Democratic Sentinel, Volume 16, Number 17, Rensselaer, Jasper County, 13 May 1892 — POPULAR SCIENCE NOTES. [ARTICLE]
POPULAR SCIENCE NOTES.
—A recent invention is a horseshoe of rubber set in the recess of a metal frame. It is found to be very valuable for use on an asphaltum or other smooth pavement. Clocks that give warning.—A foreign watchmaker has patented a device by whioh an hour or two before a clock runs down the word “ wind” will appear at an opening in the dial. An Indestructible-Train.—A special train of five cars, constructed entirely of steel, is on exhibition at the Chicago and Northern Pacific station in Chicago. It is claimed that the cars neither cost nor weigh more than the old style, while being practically indestructible by fire or in a wreck. Paper From Corn Husk.—The husk of Indian corn is being used in the manufacture of paper. In some experiments to test this use the husks were thrown into a rotary boiler and after being mixed with caustic soda and thoroughly boiled they form a kind of spongy paste, full of a glutinous substance. This paste was then placed in a hydraulic press, so as to separate the gluten from the fiber. A compact mass of fiber was then obtained, which is worked in various ways.

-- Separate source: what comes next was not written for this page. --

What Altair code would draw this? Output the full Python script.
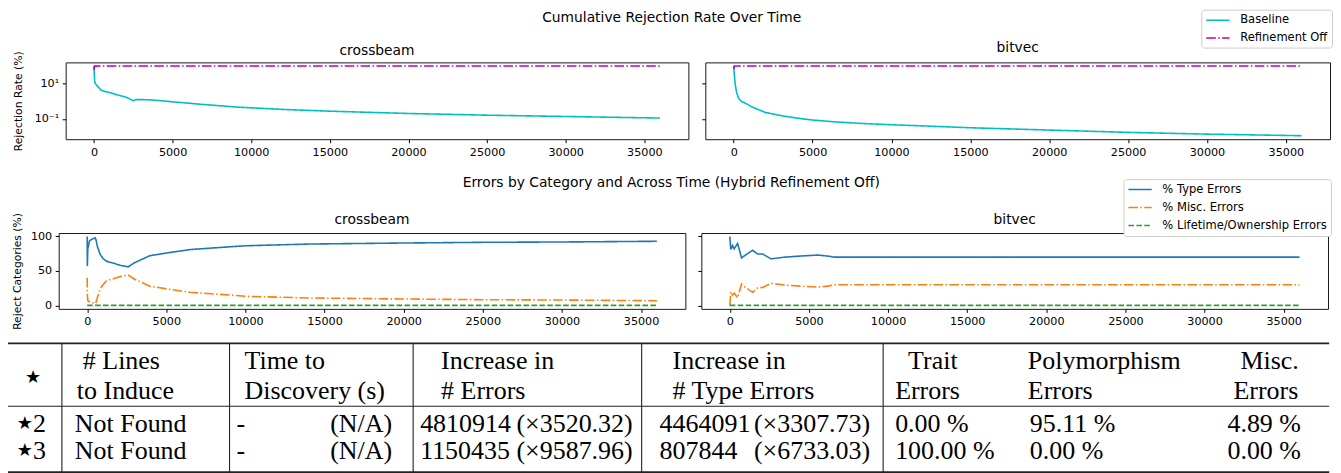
import altair as alt
import pandas as pd

SANS = "DejaVu Sans"
SERIF = "Liberation Serif"

# ------------------------------------------------------------------ data
# Cumulative rejection rate (%) over time (s)
CB_BASE_T = [0, 15, 40, 80, 230, 440, 700, 1050, 1460, 2060, 2480, 2700, 3530, 5000,
             6680, 9100, 12000, 15000, 20000, 25000, 30000, 36000]
CB_BASE_V = [100, 40, 15, 10, 7, 4.3, 3.5, 3.0, 2.3, 1.66, 1.07, 1.23, 1.2, 0.92,
             0.68, 0.46, 0.34, 0.27, 0.2, 0.16, 0.135, 0.11]
CB_OFF_T = [0, 40, 500, 5000, 15000, 25000, 36000]
CB_OFF_V = [60, 97, 98, 98, 98, 98, 98]

BV_BASE_T = [0, 40, 100, 190, 320, 500, 800, 1200, 2000, 3000, 4000, 5000, 6500,
             8000, 10000, 12500, 15000, 20000, 25000, 30000, 36000]
BV_BASE_V = [100, 30, 8, 3, 1.4, 0.95, 0.72, 0.45, 0.23, 0.15, 0.11, 0.085, 0.066,
             0.055, 0.046, 0.038, 0.031, 0.023, 0.017, 0.0135, 0.011]
BV_OFF_T = [0, 40, 500, 5000, 15000, 25000, 36000]
BV_OFF_V = [65, 98, 98, 98, 98, 98, 98]

# Errors by category (%), hybrid refinement off
CB_CAT_T = [0, 10, 40, 150, 300, 500, 560, 650, 820, 1000, 1230, 1700, 2100, 2590,
            3000, 3950, 5000, 6500, 9000, 10000, 14000, 20000, 25000, 30000, 36000]
CB_TYPE = [100, 57, 82, 94, 96, 98, 95, 85, 74, 68, 64, 61, 58, 56,
           62, 72, 76, 81, 85, 86.5, 89, 90.5, 91.5, 92, 93]
CB_MISC = [40, 17, 7, 5, 4, 2.4, 4.5, 12, 24, 30, 36, 39, 42, 44,
           38, 28, 24, 19, 15, 13.2, 10.8, 9.3, 8.3, 7.8, 6.8]
CB_LIFE = [0, 0, 0, 0, 0, 0, 0, 0, 0, 0, 0, 0, 0, 0,
           0, 0, 0, 0, 0, 0, 0, 0, 0, 0, 0]

BV_CAT_T = [0, 60, 170, 275, 490, 740, 1020, 1440, 1760, 2080, 2610, 3460, 4730,
            5570, 6200, 6600, 10000, 15000, 20000, 25000, 30000, 36000]
BV_TYPE = [100, 81, 87, 82, 90, 69, 73.5, 80, 74.5, 74.5, 67.5, 70, 72,
           73, 71.5, 70, 70, 70, 70, 70, 70, 70]
BV_MISC = [0, 19.7, 15, 18, 11, 31, 25.5, 19, 25.5, 26, 32, 29.5, 27.5,
           26.5, 28, 30, 30, 30, 30, 30, 30, 30]
BV_LIFE = [0, 0, 0, 0, 0, 0, 0, 0, 0, 0, 0, 0, 0,
           0, 0, 0, 0, 0, 0, 0, 0, 0]

SERIES_1 = ["Baseline", "Refinement Off"]
COLORS_1 = ["#00bfbf", "#bf00bf"]
DASHES_1 = [[1, 0], [9.6, 2.4, 1.5, 2.4]]

SERIES_2 = ["% Type Errors", "% Misc. Errors", "% Lifetime/Ownership Errors"]
COLORS_2 = ["#1f77b4", "#ff7f0e", "#2ca02c"]
DASHES_2 = [[1, 0], [9.6, 2.4, 1.5, 2.4], [5.55, 2.4]]

X_TICKS = [0, 5000, 10000, 15000, 20000, 25000, 30000, 35000]
X_DOMAIN = [-1800, 37800]
LOG_DOMAIN = [10 ** -2.158, 10 ** 2.198]
LOG_TICKS = [0.1, 10]
PCT_DOMAIN = [-5, 105]
PCT_TICKS = [0, 50, 100]

# table content
HEADER_1 = ["# Lines", "Time to", "Increase in", "Increase in", "Trait", "Polymorphism", "Misc."]
HEADER_2 = ["to Induce", "Discovery (s)", "# Errors", "# Type Errors", "Errors", "Errors", "Errors"]
ROW_IDS = ["2", "3"]
FOUND = ["Not Found", "Not Found"]
DISC_TIME = ["-", "-"]
DISC_NOTE = ["(N/A)", "(N/A)"]
ERR_INC = ["4810914", "1150435"]
ERR_RATIO = ["(×3520.32)", "(×9587.96)"]
TYPE_INC = ["4464091", "807844"]
TYPE_RATIO = ["(×3307.73)", "(×6733.03)"]
TRAIT = ["0.00 %", "100.00 %"]
POLY = ["95.11 %", "0.00 %"]
MISC = ["4.89 %", "0.00 %"]

# ------------------------------------------------------------------ layout (page pixels)
TITLE_SIZE = 13.85
TABLE_X0, TABLE_RIGHT, TABLE_LEFT_RULE = 58.8, 1332, 8
TABLE_TOP, TABLE_BOTTOM = 342, 472
HEAD1_X = [83, 245, 442, 674, 910, 1030, 1243]
HEAD2_X = [77, 245, 442, 674, 897, 1030, 1236]
HEAD_Y = [360, 390]
STAR_HEAD_X, STAR_HEAD_Y = 33, 377
ROW_Y = [423, 450]
STAR_X, ID_X = 16.7, 33
LEFT_COL_X = [75, 237, 421, 661, 897, 1032, 1230]
RIGHT_COL_X = [393, 634, 872]
H_RULE_Y = [342, 405, 471]
H_RULE_W = [1.6, 1.1, 1.6]
V_RULE_X = [62, 230, 414, 643, 885]


def long_df(parts):
    return pd.concat([pd.DataFrame({"t": ts, "v": vs, "series": name}) for name, ts, vs in parts],
                     ignore_index=True)


def make_legend(x, y, row_pad):
    return alt.Legend(title=None, orient="none", legendX=x, legendY=y,
                      symbolType="M-1,0H3.25", symbolSize=121, symbolStrokeWidth=1.5,
                      labelFont=SANS, labelFontSize=11.55, labelColor="black", labelLimit=400,
                      labelOffset=22, padding=4, rowPadding=row_pad,
                      fillColor="white", strokeColor="#cccccc", cornerRadius=3)


def panel(df, series, colors, dashes, legend, ylog, width, height, title, title_offset, title_dy,
          ytitle=None, extent=None):
    xscale = alt.Scale(domain=X_DOMAIN, nice=False, zero=False)
    if ylog:
        yscale = alt.Scale(type="log", domain=LOG_DOMAIN, nice=False)
        yticks = LOG_TICKS
    else:
        yscale = alt.Scale(domain=PCT_DOMAIN, nice=False, zero=False)
        yticks = PCT_TICKS
    xaxis = alt.Axis(values=X_TICKS, format="d", title=None, labelFlush=False, labelOverlap=False)
    if ytitle is not None:
        kw = dict(values=yticks, title=ytitle, titlePadding=6, minExtent=extent, maxExtent=extent,
                  labelOverlap=False, labelFlush=False)
        if ylog:
            kw["labelExpr"] = "datum.value >= 1 ? '10¹' : '10⁻¹'"
        yaxis = alt.Axis(**kw)
    else:
        yaxis = alt.Axis(values=yticks, title=None, labels=False)
    return alt.Chart(df).mark_line(strokeWidth=1.6).encode(
        x=alt.X("t:Q", scale=xscale, axis=xaxis),
        y=alt.Y("v:Q", scale=yscale, axis=yaxis),
        color=alt.Color("series:N", scale=alt.Scale(domain=series, range=colors), legend=legend),
        strokeDash=alt.StrokeDash("series:N", scale=alt.Scale(domain=series, range=dashes), legend=legend),
    ).properties(
        width=width, height=height,
        title=alt.TitleParams(title, anchor="middle", frame="group", baseline="bottom",
                              offset=title_offset, dy=title_dy, fontSize=TITLE_SIZE, font=SANS,
                              fontWeight="normal", color="black"),
    )


RES = dict(x="independent", y="independent", color="independent", strokeDash="independent")

# spacer that shifts the first row's panels right of the second row's
spacer = alt.Chart(pd.DataFrame({"s": [0]})).mark_point(opacity=0, size=0).encode(
    x=alt.X("s:Q", axis=None), y=alt.Y("s:Q", axis=None)
).properties(width=6.2, height=77, view=alt.ViewBackground(stroke="transparent"))

# ---- row 1
leg1 = make_legend(1138, -52.8, 4.8)
df_cb1 = long_df([("Baseline", CB_BASE_T, CB_BASE_V), ("Refinement Off", CB_OFF_T, CB_OFF_V)])
df_bv1 = long_df([("Baseline", BV_BASE_T, BV_BASE_V), ("Refinement Off", BV_OFF_T, BV_OFF_V)])
L1 = panel(df_cb1, SERIES_1, COLORS_1, DASHES_1, leg1, True, 624, 77, "crossbeam", -11, 9.8,
           ytitle="Rejection Rate (%)", extent=36)
R1 = panel(df_bv1, SERIES_1, COLORS_1, DASHES_1, leg1, True, 626, 77, "bitvec", 3.5, 9.8)
inner1 = alt.hconcat(
    L1, R1, spacing=17, bounds="flush",
    title=alt.TitleParams("Cumulative Rejection Rate Over Time", anchor="middle", baseline="bottom",
                          offset=-12.8, dx=-0.7, dy=17.2, fontSize=TITLE_SIZE, font=SANS,
                          fontWeight="normal", color="black"),
).resolve_scale(x="independent", y="independent")
row1 = alt.hconcat(spacer, inner1, spacing=0, bounds="flush").resolve_scale(**RES)

# ---- row 2
leg2 = make_legend(1067, 177 - 231, 5.0)
df_cb2 = long_df([(SERIES_2[0], CB_CAT_T, CB_TYPE), (SERIES_2[1], CB_CAT_T, CB_MISC),
                  (SERIES_2[2], CB_CAT_T, CB_LIFE)])
df_bv2 = long_df([(SERIES_2[0], BV_CAT_T, BV_TYPE), (SERIES_2[1], BV_CAT_T, BV_MISC),
                  (SERIES_2[2], BV_CAT_T, BV_LIFE)])
L2 = panel(df_cb2, SERIES_2, COLORS_2, DASHES_2, leg2, False, 628, 76, "crossbeam", -15.7, 13,
           ytitle="Reject Categories (%)", extent=29.9)
R2 = panel(df_bv2, SERIES_2, COLORS_2, DASHES_2, leg2, False, 628, 76, "bitvec", 4.7, 13)
row2 = alt.hconcat(
    L2, R2, spacing=16, bounds="flush",
    title=alt.TitleParams("Errors by Category and Across Time (Hybrid Refinement Off)", anchor="middle",
                          baseline="bottom", offset=-11.8, dx=-0.2, dy=13.8, fontSize=TITLE_SIZE,
                          font=SANS, fontWeight="normal", color="black"),
).resolve_scale(x="independent", y="independent")

# ---- table
tx = alt.Scale(domain=[TABLE_X0, TABLE_RIGHT], nice=False, zero=False)
ty = alt.Scale(domain=[TABLE_BOTTOM, TABLE_TOP], nice=False, zero=False)

left_cells, right_cells = [], []
for txt, x in zip(HEADER_1, HEAD1_X):
    left_cells.append({"x": x, "y": HEAD_Y[0], "text": txt})
for txt, x in zip(HEADER_2, HEAD2_X):
    left_cells.append({"x": x, "y": HEAD_Y[1], "text": txt})
for i, y in enumerate(ROW_Y):
    left_cells.append({"x": ID_X, "y": y, "text": ROW_IDS[i]})
    for col, x in zip([FOUND, DISC_TIME, ERR_INC, TYPE_INC, TRAIT, POLY, MISC], LEFT_COL_X):
        left_cells.append({"x": x, "y": y, "text": col[i]})
    for col, x in zip([DISC_NOTE, ERR_RATIO, TYPE_RATIO], RIGHT_COL_X):
        right_cells.append({"x": x, "y": y, "text": col[i]})
star_rows = pd.DataFrame({"x": [STAR_X] * len(ROW_Y), "y": ROW_Y, "text": ["★"] * len(ROW_Y)})
star_head = pd.DataFrame({"x": [STAR_HEAD_X], "y": [STAR_HEAD_Y], "text": ["★"]})


def text_layer(df, align, font, size):
    return alt.Chart(df).mark_text(align=align, baseline="middle", font=font, fontSize=size,
                                   color="black").encode(
        x=alt.X("x:Q", scale=tx, axis=None),
        y=alt.Y("y:Q", scale=ty, axis=None),
        text="text:N",
    )


hr_df = pd.DataFrame({"y": H_RULE_Y, "x1": [TABLE_LEFT_RULE] * 3, "x2": [TABLE_RIGHT] * 3, "w": H_RULE_W})
vr_df = pd.DataFrame({"x": V_RULE_X, "y1": [H_RULE_Y[0]] * 5, "y2": [H_RULE_Y[-1]] * 5})
hrules = alt.Chart(hr_df).mark_rule(color="#222222").encode(
    x=alt.X("x1:Q", scale=tx, axis=None), x2="x2:Q",
    y=alt.Y("y:Q", scale=ty, axis=None),
    strokeWidth=alt.StrokeWidth("w:Q", scale=None),
)
vrules = alt.Chart(vr_df).mark_rule(color="#222222", strokeWidth=1.1).encode(
    x=alt.X("x:Q", scale=tx, axis=None),
    y=alt.Y("y1:Q", scale=ty, axis=None), y2="y2:Q",
)
table = alt.layer(
    hrules, vrules,
    text_layer(pd.DataFrame(left_cells), "left", SERIF, 26),
    text_layer(pd.DataFrame(right_cells), "right", SERIF, 26),
    text_layer(star_rows, "left", SANS, 18),
    text_layer(star_head, "center", SANS, 18),
).properties(width=TABLE_RIGHT - TABLE_X0, height=TABLE_BOTTOM - TABLE_TOP,
             view=alt.ViewBackground(stroke="transparent"))

upper = alt.vconcat(row1, row2, spacing=18).resolve_scale(**RES)
chart = alt.vconcat(upper, table, spacing=10.6).resolve_scale(**RES).properties(
    padding={"left": -2.2, "top": 0, "right": 0, "bottom": 0}
).configure_view(
    stroke="#1a1a1a", strokeWidth=1
).configure_axis(
    labelFont=SANS, labelFontSize=11.2, labelColor="black",
    titleFont=SANS, titleFontSize=10.8, titleFontWeight="normal", titleColor="black",
    tickColor="black", tickWidth=1, tickSize=3.5, labelPadding=3.5, grid=False, domain=False,
).configure_title(font=SANS, fontWeight="normal", color="black")

chart.save("out.html", embed_options={"renderer": "svg", "actions": False})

Under the Sea.— ls the bed of the Atlantic were drained, a geographical writer tells us, it would be a vast undulating plain, with a middle plateau parallel to the North American coast, and another plateau connecting this central one with northeastern South America. The Atlantic is thus divided into three great basins. The tops of the sea plateaus are two miles below a sailing ship, and the deepest parts of the basins almost five miles. These plateaus are whitened for thousands of miles by a minute species of creamy shell, which cover their sides like snow banks. In the deepest parts the sea bottom is red in color, strewn with volcanoes and meteoric particles, and the deeply incrusted bones of whales, sharks and other sea monsters. In the black and silent waters of the abysses, lighted only by phosphorescent animals, vegetable life is nearly absent, while the scanty animal life consists of a few strange species which only in earlier geological ages can have been common near the surface.